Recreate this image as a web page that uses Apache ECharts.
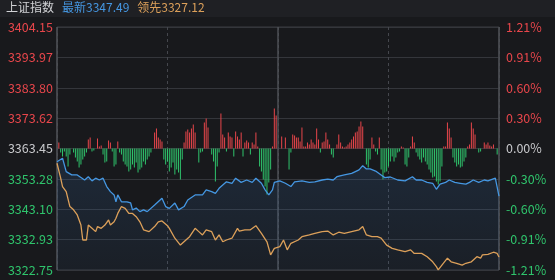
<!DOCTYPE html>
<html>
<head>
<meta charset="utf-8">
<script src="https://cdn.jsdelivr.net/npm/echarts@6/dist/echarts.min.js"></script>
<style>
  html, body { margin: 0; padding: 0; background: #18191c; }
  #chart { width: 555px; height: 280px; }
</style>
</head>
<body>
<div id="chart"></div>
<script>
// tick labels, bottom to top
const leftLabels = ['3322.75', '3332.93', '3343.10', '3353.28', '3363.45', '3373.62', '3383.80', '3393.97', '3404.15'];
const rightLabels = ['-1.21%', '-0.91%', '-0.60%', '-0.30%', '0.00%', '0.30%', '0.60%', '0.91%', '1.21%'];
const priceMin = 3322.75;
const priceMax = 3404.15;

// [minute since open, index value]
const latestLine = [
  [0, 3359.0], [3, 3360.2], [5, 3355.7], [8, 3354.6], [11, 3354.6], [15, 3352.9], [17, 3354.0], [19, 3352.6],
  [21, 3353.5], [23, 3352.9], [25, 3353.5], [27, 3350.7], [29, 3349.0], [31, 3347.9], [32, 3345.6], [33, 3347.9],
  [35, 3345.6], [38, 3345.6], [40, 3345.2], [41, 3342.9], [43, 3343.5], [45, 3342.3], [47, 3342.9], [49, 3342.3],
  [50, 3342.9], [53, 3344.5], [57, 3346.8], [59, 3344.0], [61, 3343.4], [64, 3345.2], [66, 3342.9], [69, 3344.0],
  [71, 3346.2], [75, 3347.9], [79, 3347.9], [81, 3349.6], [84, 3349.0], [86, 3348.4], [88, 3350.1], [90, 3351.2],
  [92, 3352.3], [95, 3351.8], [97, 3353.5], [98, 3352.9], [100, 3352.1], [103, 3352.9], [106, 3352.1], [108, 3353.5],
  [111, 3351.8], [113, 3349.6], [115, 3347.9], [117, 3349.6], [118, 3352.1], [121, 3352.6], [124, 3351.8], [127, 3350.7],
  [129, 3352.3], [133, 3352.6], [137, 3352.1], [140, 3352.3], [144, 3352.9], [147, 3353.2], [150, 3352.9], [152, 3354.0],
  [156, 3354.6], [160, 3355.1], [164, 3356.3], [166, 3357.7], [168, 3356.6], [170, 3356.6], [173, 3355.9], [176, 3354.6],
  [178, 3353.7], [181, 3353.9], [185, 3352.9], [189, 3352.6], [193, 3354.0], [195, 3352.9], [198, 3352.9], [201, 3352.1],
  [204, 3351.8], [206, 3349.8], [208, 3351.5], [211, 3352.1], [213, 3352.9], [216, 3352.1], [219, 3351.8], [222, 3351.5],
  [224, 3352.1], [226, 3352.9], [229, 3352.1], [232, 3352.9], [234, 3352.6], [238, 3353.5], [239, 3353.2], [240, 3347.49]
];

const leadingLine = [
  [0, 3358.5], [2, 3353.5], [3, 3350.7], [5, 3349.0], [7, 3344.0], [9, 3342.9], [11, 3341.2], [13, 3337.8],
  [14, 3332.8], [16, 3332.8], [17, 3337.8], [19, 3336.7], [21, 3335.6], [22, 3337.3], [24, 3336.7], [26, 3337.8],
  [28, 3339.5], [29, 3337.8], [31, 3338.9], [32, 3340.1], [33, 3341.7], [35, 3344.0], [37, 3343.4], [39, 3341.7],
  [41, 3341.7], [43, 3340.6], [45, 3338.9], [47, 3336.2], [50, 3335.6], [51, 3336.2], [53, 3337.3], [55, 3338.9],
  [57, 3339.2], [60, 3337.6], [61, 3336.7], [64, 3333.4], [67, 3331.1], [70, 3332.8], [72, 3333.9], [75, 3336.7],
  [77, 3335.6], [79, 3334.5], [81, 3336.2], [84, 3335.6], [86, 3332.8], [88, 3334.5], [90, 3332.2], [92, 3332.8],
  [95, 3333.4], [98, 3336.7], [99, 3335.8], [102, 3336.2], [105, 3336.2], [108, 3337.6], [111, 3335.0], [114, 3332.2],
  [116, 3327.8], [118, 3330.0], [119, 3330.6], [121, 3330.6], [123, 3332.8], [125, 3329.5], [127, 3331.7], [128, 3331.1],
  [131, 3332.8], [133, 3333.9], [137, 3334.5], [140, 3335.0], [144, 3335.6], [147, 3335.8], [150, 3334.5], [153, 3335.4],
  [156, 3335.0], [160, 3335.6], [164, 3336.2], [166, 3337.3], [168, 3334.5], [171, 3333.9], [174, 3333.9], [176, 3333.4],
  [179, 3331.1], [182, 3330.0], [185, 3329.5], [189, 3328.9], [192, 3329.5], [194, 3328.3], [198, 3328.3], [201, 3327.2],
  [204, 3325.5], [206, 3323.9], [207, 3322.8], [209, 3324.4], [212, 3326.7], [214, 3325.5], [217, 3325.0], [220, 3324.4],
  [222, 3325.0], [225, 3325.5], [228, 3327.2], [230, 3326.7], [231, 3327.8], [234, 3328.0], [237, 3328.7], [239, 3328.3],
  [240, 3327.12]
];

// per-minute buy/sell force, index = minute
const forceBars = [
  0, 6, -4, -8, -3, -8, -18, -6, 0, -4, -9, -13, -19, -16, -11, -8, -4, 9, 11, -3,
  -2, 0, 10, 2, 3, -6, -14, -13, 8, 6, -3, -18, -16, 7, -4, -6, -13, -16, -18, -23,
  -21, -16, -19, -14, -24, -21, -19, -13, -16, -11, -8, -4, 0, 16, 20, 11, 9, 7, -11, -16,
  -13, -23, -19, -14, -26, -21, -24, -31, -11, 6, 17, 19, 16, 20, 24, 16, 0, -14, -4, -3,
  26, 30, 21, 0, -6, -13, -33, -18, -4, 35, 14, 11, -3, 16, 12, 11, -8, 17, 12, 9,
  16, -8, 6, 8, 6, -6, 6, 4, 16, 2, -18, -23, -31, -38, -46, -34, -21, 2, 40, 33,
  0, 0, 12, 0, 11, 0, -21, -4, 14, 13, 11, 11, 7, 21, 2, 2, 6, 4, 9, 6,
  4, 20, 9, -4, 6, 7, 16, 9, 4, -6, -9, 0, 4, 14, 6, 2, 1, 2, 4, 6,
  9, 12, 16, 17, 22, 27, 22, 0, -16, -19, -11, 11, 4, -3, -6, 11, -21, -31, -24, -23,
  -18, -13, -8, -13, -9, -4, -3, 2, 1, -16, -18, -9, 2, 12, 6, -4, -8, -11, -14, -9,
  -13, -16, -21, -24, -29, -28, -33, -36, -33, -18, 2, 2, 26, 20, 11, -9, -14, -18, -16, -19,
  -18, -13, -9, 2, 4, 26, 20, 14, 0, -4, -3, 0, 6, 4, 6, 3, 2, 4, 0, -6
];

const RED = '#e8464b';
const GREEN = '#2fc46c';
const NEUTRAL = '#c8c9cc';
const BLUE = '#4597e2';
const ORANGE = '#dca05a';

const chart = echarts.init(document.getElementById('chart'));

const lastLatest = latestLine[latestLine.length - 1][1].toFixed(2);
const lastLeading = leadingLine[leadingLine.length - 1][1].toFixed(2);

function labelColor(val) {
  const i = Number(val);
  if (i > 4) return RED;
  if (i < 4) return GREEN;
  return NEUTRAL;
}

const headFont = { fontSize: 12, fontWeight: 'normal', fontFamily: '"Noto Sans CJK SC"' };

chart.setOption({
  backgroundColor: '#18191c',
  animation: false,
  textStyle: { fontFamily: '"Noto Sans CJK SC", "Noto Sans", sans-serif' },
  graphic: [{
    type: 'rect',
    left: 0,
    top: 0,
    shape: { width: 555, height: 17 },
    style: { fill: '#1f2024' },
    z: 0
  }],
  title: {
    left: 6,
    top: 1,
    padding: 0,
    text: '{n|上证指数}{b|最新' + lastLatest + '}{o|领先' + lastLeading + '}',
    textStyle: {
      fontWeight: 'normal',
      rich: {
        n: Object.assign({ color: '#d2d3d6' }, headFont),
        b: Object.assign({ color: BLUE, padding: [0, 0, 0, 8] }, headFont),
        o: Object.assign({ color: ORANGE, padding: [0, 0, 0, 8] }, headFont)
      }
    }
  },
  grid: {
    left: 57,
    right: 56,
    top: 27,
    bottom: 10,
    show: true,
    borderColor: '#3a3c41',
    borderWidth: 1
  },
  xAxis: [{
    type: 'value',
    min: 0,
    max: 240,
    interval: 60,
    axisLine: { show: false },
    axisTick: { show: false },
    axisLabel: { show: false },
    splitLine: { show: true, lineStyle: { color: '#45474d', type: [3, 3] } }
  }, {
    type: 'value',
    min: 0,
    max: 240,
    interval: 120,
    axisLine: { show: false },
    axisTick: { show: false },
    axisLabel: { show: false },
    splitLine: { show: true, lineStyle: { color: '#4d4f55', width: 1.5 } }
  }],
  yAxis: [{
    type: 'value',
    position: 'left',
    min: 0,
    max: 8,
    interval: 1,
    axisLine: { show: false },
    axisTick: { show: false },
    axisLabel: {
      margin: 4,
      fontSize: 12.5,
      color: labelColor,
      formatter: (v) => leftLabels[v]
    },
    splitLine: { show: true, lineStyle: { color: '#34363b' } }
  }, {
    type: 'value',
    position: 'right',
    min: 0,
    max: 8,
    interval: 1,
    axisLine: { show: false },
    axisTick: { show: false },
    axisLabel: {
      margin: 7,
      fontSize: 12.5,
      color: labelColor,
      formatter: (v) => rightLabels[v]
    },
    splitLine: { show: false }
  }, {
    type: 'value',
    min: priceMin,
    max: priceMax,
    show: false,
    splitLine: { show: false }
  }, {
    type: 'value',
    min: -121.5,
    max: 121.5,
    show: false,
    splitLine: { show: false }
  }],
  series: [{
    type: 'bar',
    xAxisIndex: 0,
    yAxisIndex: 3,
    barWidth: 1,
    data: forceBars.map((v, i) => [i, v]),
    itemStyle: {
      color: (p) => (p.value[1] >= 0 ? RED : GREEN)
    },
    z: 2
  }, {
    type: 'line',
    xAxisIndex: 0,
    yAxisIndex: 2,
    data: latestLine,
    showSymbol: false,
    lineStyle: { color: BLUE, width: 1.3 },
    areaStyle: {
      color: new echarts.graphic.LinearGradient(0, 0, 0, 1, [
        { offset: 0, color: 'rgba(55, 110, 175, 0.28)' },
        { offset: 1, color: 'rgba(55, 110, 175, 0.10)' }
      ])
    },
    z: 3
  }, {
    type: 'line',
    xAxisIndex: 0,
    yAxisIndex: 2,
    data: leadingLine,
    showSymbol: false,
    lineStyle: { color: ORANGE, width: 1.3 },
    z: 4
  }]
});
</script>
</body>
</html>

• • •

## GOAL
Restate each line from the start of the listing through the line bearing "const priceMax = 3404.15;" word for word. Drop the pictures.

## RESULT FOR THIS EXERCISE
Recreate this image as a web page that uses Apache ECharts.
<!DOCTYPE html>
<html>
<head>
<meta charset="utf-8">
<script src="https://cdn.jsdelivr.net/npm/echarts@6/dist/echarts.min.js"></script>
<style>
  html, body { margin: 0; padding: 0; background: #18191c; }
  #chart { width: 555px; height: 280px; }
</style>
</head>
<body>
<div id="chart"></div>
<script>
// tick labels, bottom to top
const leftLabels = ['3322.75', '3332.93', '3343.10', '3353.28', '3363.45', '3373.62', '3383.80', '3393.97', '3404.15'];
const rightLabels = ['-1.21%', '-0.91%', '-0.60%', '-0.30%', '0.00%', '0.30%', '0.60%', '0.91%', '1.21%'];
const priceMin = 3322.75;
const priceMax = 3404.15;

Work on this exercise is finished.